Verification with Type Polymorphism in Alive

Over the last few years, we have been designing light weight formal tools to help LLVM developers. Alive domain-specific language to express peephole optimizations in LLVM is one such example,  which was developed  in collaboration with my student David Menendez, John Regehr and Nuno lopes. You can read more about Alive here.

One of the less elegant aspects of Alive is the way we handle type polymorphism. All values in LLVM are typed, and instructions are typically polymorphic over types, subject to some constraints (e.g., the arguments to add can be integers of any width, but they must have the same width). Similar to LLVM, Alive optimizations are usually generic over types with additional constraints  to ensure correctness.

Alive verifies the correctness of the optimization by encoding the optimization into SMT queries. When the Alive interpreter encodes optimizations with SMT bit vector theory, it needs to pick a width. Alive performs multiple translations using different type assignments.  Since LLVM does not have an upper bound on integer width, the Alive interpreter  arbitrarily picks 64 as the upper limit for bit widths.

Even with this limit, an Alive transformation with multiple type variables can easily require lots of SMT queries to prove correctness—and even this is only a partial proof, since we haven’t ruled out the possibility that the optimization goes wrong for, say, 79-bit integers.

This is unsatisfying. Most optimizations are correct for all feasible typings, or correct for none. Exceptions typically are invalid for small widths. For example, Alive optimization below is defined for all higher widths except for bit width  1, where shifting by 1 is undefined for 1-bit integers:

Pre: width(%b) > 1
%a = add %b, %b
  =>
%a = shl %b, 1

It is also possible to describe an optimization which is valid only for widths below a threshold:

Pre: width(%a) <= 2
%b = add %a, %a
%c = add %b, %b
=>
%c = 0

These typically are only valid for 1-bit integers, but the fact that we can define artificial examples means we cannot rule out actual examples.

The question then becomes, do all cases follow one of these patterns? If some optimization has a type variable ranging over integer types, will the range of widths where the optimization is valid always be a contiguous subrange of the possible widths?

If so, it may be possible to find these ranges for an optimization and determine validity using only a small number of SMT queries. In particular, testing an optimization for 1-bit and 64-bit arithmetic would be enough to show that it is valid for all widths between 1 and 64.

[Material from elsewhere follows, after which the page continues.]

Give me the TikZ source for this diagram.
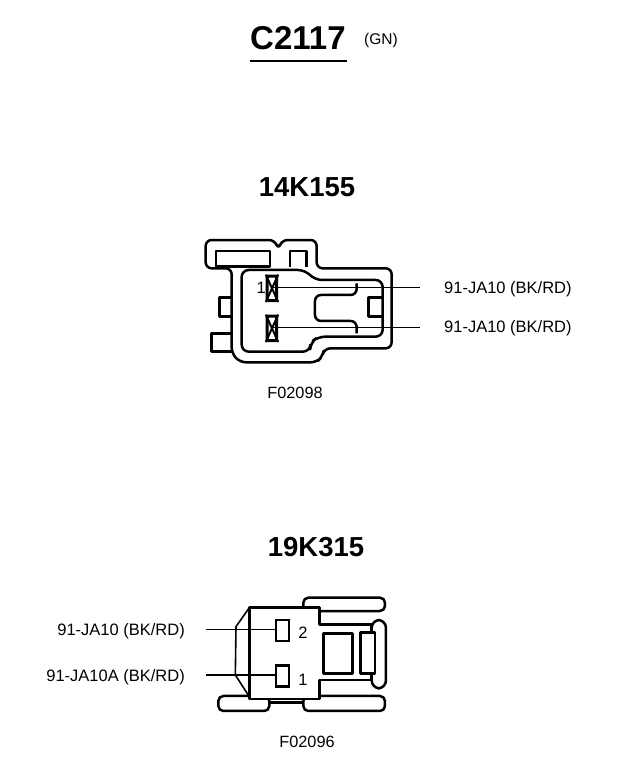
\documentclass[tikz,border=0pt]{standalone}
\usepackage{fontspec}
\setmainfont{Liberation Sans}
\tikzset{
 outl/.style={line width=2.5pt,line join=round},
 thinl/.style={line width=1.6pt,line join=round},
 wirea/.style={line width=1.5pt},
 wireb/.style={line width=.8pt},
 lab/.style={font=\fontsize{16.5}{18}\selectfont,inner sep=0pt},
 fig/.style={font=\fontsize{16.3}{18}\selectfont,inner sep=0pt},
 head/.style={font=\fontsize{27.5}{30}\selectfont\bfseries,inner sep=0pt},
 termA/.style={draw,line width=3pt,fill=white,rounded corners=1pt,minimum width=9.5pt,minimum height=24.5pt,inner sep=0pt},
 termB/.style={draw,line width=2.5pt,fill=white,minimum width=13pt,minimum height=21pt,inner sep=0pt},
 bar/.style={outl,rounded corners=5pt,fill=white},
}
\begin{document}
\begin{tikzpicture}[x=1pt,y=-1pt]
\useasboundingbox[fill=white] (0,0) rectangle (624,768);
% title
\node[font=\fontsize{33}{35}\selectfont\bfseries,inner sep=0pt,anchor=base west] (title) at (250,50) {C2117};
\node[font=\fontsize{15.5}{18}\selectfont,inner sep=0pt,anchor=base west] (color) at (364,45) {(GN)};
\coordinate (ruleL) at (250,61); \coordinate (ruleR) at (347,61);
\draw[line width=1.8pt] (ruleL) -- (ruleR);
\node[head,anchor=base] (h1) at (307,196) {14K155};
\node[head,anchor=base] (h2) at (316,556) {19K315};
% connector 14K155
\begin{scope}[shift={(190,225)},x=.3333pt,y=-.3333pt]
\draw[outl,rounded corners=6pt] (47,90) -- (47,130) -- (125,130) -- (125,385) -- (150,412) -- (380,412) -- (397,395) -- (403,370) -- (605,370) -- (605,130) -- (380,130) -- (380,45) -- (275,45) -- (265,75) -- (255,45) -- (47,45) -- cycle;
\draw[outl,rounded corners=7pt] (155,135) -- (345,135) -- (375,165) -- (578,165) -- (578,335) -- (385,335) -- (362,352) -- (360,380) -- (155,380) -- cycle;
\draw[outl] (78,78) rectangle (240,125);
\draw[outl] (300,125) -- (300,78) -- (350,78) -- (350,125);
\draw[outl] (125,218) -- (88,218) -- (88,275) -- (125,275);
\draw[outl] (125,325) -- (65,325) -- (65,380) -- (125,380);
\draw[outl] (578,218) -- (535,218) -- (535,275) -- (578,275);
\draw[outl,rounded corners=6pt] (500,175) -- (500,210) -- (375,210) -- (375,288) -- (500,288) -- (500,325);
\node[termA] (t1) at (246,190) {};
\node[termA] (t2) at (246,310) {};
\draw[line width=2pt] (t1.north west) -- (t1.south east) (t1.north east) -- (t1.south west);
\draw[line width=2pt] (t2.north west) -- (t2.south east) (t2.north east) -- (t2.south west);
\coordinate (e1) at (690,187); \coordinate (e2) at (690,308);
\draw[wirea] (t1.center|-e1) -- (e1);
\draw[wireb] (t2.center|-e2) -- (e2);
\end{scope}
\node[lab,anchor=base east] (n1) at (266,293) {1};
\node[lab,anchor=base west] (l1) at (444,293) {91-JA10 (BK/RD)};
\node[lab,anchor=base west] (l2) at (444,332) {91-JA10 (BK/RD)};
\node[fig,anchor=base] (f1) at (295,398) {F02098};
% connector 19K315
\begin{scope}[shift={(190,585)},x=.3333pt,y=-.3333pt]
\draw[bar] (340,38) rectangle (585,78);
\draw[bar] (85,333) rectangle (238,378);
\draw[bar] (340,333) rectangle (585,378);
\draw[outl] (238,352) -- (340,352);
\draw[outl,fill=white] (178,342) -- (178,68) -- (388,68) -- (388,118) -- (545,118) -- (545,285) -- (388,285) -- (388,342) -- cycle;
\draw[thinl] (178,68) -- (138,125) -- (136,270) -- (178,335);
\draw[outl,fill=white,rounded corners=8pt] (545,105) rectangle (588,310);
\draw[outl,fill=white] (512,143) rectangle (555,265);
\draw[outl] (400,145) rectangle (487,265);
\node[termB] (t3) at (277,136) {};
\node[termB] (t4) at (277,273) {};
\coordinate (e3) at (48,133); \coordinate (e4) at (48,270);
\draw[wireb] (e3) -- (t3.west|-e3);
\draw[wirea] (e4) -- (t4.west|-e4);
\end{scope}
\node[lab,anchor=base] (n2) at (303,638) {2};
\node[lab,anchor=base] (n3) at (303,685) {1};
\node[lab,anchor=base east] (l3) at (185,635) {91-JA10 (BK/RD)};
\node[lab,anchor=base east] (l4) at (185,681) {91-JA10A (BK/RD)};
\node[fig,anchor=base] (f2) at (307,747) {F02096};
\end{tikzpicture}
\end{document}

Unfortunately, this is not the case with the current design choices in Alive. Consider this optimization:

Pre: C1 + C2 < width(%x)
%y = shl %x, C1
%z = shl %y, C2
=>
%z = shl %x, C1 + C2

This is very similar to an optimization used in LLVM, except the precondition uses a signed comparison instead of an unsigned comparison. Amazingly, this optimization is valid for every bit width except three.

ERROR: Target introduces undefined behavior for i3 %z                                               

Example:
i3 %x = 0x0 (0)
i3 C1 = 0x2 (2)
i3 %y = 0x0 (0)
i3 C2 = 0x2 (2)
source: 0x0 (0)
target: undefined

In the counter-example provided by Alive, it has attempted to replace two shifts by 2 bits with a single shift by 4 bits, which has undefined behavior in 3-bit arithmetic. We might expect the precondition to exclude this case, since two plus two equals four, which exceeds width(%x), but the addition of C1 and C2 and  the comparison of the results with width(%x) are also done in 3-bit arithmetic, and the addition wraps around to -4. Because the precondition uses a signed comparison, it accepts this case, but the well-defined condition for shift uses an unsigned comparison (because LLVM interprets the right argument to a shift as an unsigned integer).

This problem does not arise for any other bit width. In the 1-bit case, no shifts are possible, so the optimization can never apply. For 2-bits, width(%x) gets interpreted as -2, the smallest signed value, so the precondition can never be satisfied. For widths larger than 3, the addition can only wrap in cases where one of the initial shifts is too large, meaning the behavior of the input code was undefined, so any transformation is valid.

This means we cannot assume that an optimization which is valid for 1-bit and 64-bit arithmetic is valid for all widths between 1 and 64, which means we must rely on exhaustive testing (up to a bound) for the foreseeable future.

(However, note that the 1- and 2-bit cases involve an unsatisfiable precondition. It remains to be seen if an optimization exists which is valid and applicable to a non-contiguous range of integer types.)